As I’ve mentioned a few times in this devotional series, I have some ongoing pains and physical limitations due to some significant surgeries over the last few years. I can no longer do the heavy rucksack marches or pound the ground on long runs for my aerobic fitness or do any heavy squats to build the strength in my legs. For a while, I was getting really angry and a little depressed. The doctors were telling me, “You can’t ______”, but the Army was telling me, “You must still _______.” How was I supposed to stay in shape with my new limitations? That was the first time I took a serious look at working out with “girly-man‟ equipment like elliptical trainers, stair masters, stationary bikes, treadmills, and – heaven forbid – weight-lifting machines! I had always preached, “Give me some manly free weights and get out of my way!” Machines were for middle-aged women trying to burn 10 years of baby fat, office geeks, and couch potatoes hoping they could turn the clock back after wasting years behind video games. (Forgive me – I am speaking like Paul in 2 Corinthians 11:17, as the fool that I was) Now I needed some extra help. The first few times were embarrassing.

While most of the studs were doing heavy overhead presses, I was pressing ¼ of the same weight on a machine with a backboard to stabilize me. While they were sprinting on the road like gazelles, I was moving my feet on the elliptical like I was running, but I wasn’t going anywhere. If it hadn’t been for my MP3 player or the TV monitors on the aerobics machines, I don’t know which would have come first, quitting or going insane! After a few weeks, though, I discovered something strange: with a little research on how to work-out wisely and a stick-with-it attitude, I could get a better workout when I added the machines than when I just lifted free weights and ran! By design, the elliptical can work my legs AND upper body. By design, the treadmill allows me to increase the speed and incline to fine-tune the intensity of my workout throughout my run. No stretch of road can be adjusted for elevation! By design, several stationary bikes freed my hands to do upper-body exercises with dumbbells. Try that on a traditional bike (or maybe not). By design, weight machines allow me to target specific muscles or muscle groups, but almost of them provide back support that I can’t get with free-weight exercises. I started getting stronger and healthier than I’d ever been before – all because I started using tools that had been designed for my success! Do you think our Lord has any tools that He has designed for our success? Oh yeah!

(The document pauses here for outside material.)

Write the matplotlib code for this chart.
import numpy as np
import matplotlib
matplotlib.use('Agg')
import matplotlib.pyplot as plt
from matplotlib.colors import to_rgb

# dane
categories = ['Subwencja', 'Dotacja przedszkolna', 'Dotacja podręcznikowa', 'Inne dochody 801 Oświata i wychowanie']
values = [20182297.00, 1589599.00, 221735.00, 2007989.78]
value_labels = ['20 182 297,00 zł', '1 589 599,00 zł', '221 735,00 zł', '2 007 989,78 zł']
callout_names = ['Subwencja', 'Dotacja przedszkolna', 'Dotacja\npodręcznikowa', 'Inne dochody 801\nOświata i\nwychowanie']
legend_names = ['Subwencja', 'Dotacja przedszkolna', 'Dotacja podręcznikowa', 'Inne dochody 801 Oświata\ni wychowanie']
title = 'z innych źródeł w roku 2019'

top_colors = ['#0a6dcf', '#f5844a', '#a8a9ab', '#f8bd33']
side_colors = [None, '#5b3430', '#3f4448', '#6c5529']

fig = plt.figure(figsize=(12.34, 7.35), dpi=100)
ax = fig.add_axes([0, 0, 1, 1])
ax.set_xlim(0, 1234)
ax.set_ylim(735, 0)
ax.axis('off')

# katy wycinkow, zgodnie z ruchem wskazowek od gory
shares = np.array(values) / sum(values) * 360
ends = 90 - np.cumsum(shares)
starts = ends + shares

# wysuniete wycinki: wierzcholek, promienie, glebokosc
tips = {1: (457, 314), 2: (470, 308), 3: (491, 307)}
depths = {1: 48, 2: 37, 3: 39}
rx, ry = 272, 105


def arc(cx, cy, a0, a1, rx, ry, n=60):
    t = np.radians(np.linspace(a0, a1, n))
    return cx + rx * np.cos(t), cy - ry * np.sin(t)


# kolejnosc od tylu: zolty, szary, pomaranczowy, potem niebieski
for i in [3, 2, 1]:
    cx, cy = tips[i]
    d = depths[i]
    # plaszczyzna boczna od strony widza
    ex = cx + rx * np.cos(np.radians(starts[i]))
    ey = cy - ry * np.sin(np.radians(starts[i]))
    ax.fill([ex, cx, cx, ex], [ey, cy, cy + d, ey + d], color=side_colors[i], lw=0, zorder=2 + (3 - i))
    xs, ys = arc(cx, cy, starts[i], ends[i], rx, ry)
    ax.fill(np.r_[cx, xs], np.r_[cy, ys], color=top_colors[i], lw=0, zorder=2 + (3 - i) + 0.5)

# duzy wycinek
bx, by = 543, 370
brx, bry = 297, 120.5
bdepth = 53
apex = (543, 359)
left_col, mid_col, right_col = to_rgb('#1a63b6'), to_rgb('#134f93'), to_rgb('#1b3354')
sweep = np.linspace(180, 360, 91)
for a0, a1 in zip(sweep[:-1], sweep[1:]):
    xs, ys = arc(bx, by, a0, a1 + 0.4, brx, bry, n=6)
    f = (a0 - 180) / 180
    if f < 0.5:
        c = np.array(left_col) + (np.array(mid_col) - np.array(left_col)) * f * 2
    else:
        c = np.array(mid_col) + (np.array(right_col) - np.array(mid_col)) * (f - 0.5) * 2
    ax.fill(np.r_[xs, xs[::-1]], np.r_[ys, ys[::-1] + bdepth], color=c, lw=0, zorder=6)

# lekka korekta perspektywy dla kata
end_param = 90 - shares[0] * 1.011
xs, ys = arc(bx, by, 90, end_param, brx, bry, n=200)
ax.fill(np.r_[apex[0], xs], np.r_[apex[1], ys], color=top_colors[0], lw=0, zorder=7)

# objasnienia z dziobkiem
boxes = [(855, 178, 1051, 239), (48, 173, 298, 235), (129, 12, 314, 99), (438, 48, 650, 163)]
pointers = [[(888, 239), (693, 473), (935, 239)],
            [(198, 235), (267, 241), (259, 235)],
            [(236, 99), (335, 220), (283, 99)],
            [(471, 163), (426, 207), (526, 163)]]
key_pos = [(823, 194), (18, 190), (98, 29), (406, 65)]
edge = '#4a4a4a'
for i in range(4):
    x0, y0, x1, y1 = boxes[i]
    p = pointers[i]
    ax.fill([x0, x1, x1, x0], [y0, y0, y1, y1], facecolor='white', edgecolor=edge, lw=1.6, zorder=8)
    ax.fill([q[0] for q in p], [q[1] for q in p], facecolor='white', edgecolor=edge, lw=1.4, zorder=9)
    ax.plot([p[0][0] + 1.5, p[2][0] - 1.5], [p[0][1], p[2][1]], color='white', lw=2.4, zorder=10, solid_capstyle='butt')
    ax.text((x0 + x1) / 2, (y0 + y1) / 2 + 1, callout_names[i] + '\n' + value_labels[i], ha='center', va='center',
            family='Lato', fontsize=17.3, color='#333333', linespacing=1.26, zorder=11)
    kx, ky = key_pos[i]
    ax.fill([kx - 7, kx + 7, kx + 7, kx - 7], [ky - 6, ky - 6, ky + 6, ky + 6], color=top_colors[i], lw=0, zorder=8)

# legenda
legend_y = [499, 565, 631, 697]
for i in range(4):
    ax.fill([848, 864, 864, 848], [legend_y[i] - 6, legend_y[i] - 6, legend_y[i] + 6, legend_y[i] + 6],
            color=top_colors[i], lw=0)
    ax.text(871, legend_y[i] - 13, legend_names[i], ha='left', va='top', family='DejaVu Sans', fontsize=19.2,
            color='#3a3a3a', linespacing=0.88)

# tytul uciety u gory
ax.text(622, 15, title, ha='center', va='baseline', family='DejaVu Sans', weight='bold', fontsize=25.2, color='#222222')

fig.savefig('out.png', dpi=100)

He’s given some tools for our proactive spiritual health and others for our response to spiritual warfare. Let’s consider a few of each briefly and one at a time. At this point, I want to be especially careful to communicate the utmost respect for the sacred things God has given His people when I refer to them as “tools”. But in a real sense that it what they are.

In a sacred sense, corporate worship, the sacraments of the Lord’s Supper and baptism, fellowship of believers, and church discipline are tools for our spiritual health (Luke 22:19, Matthew 28:19, Hebrews 10:25, Matthew 18:15-20). Think about it. They do not bring us to spiritual life, nor do they keep us alive, but they are definitely designed to build up the Body of Christ.

Again, I want to be clear. God commands these things and, therefore, omitting any of them from our lives is sinful. But they do not make us His people or kick us out of His kingdom. Even church discipline (which can have the eventual result of refusing a stubbornly unrepentant sinner from communion with God’s people) has the goal of restoration, not excommunication, and – in my understanding of Scripture – does not claim that the person has lost their salvation but that it seems they never were born-again. (1 John 2:19)

Our Lord has also given us tools to protect our spiritual health. I won’t go into any detail, since Paul does a great job of describing the armor of God listed in Ephesians 6 and other Christians have written volumes of commentaries and devotionals on the tools God has provided us.

The question is, will we eagerly take up His tools and use them for the health of the Body of Christ? Or will we take my former attitude believing “those are for wimpy believers.” But, really, isn’t that the truth? Doesn’t Jesus say He came not for the healthy but for the sick, not for the “righteous” but for sinners? (Matthew 9:11ff) So what are you going to do?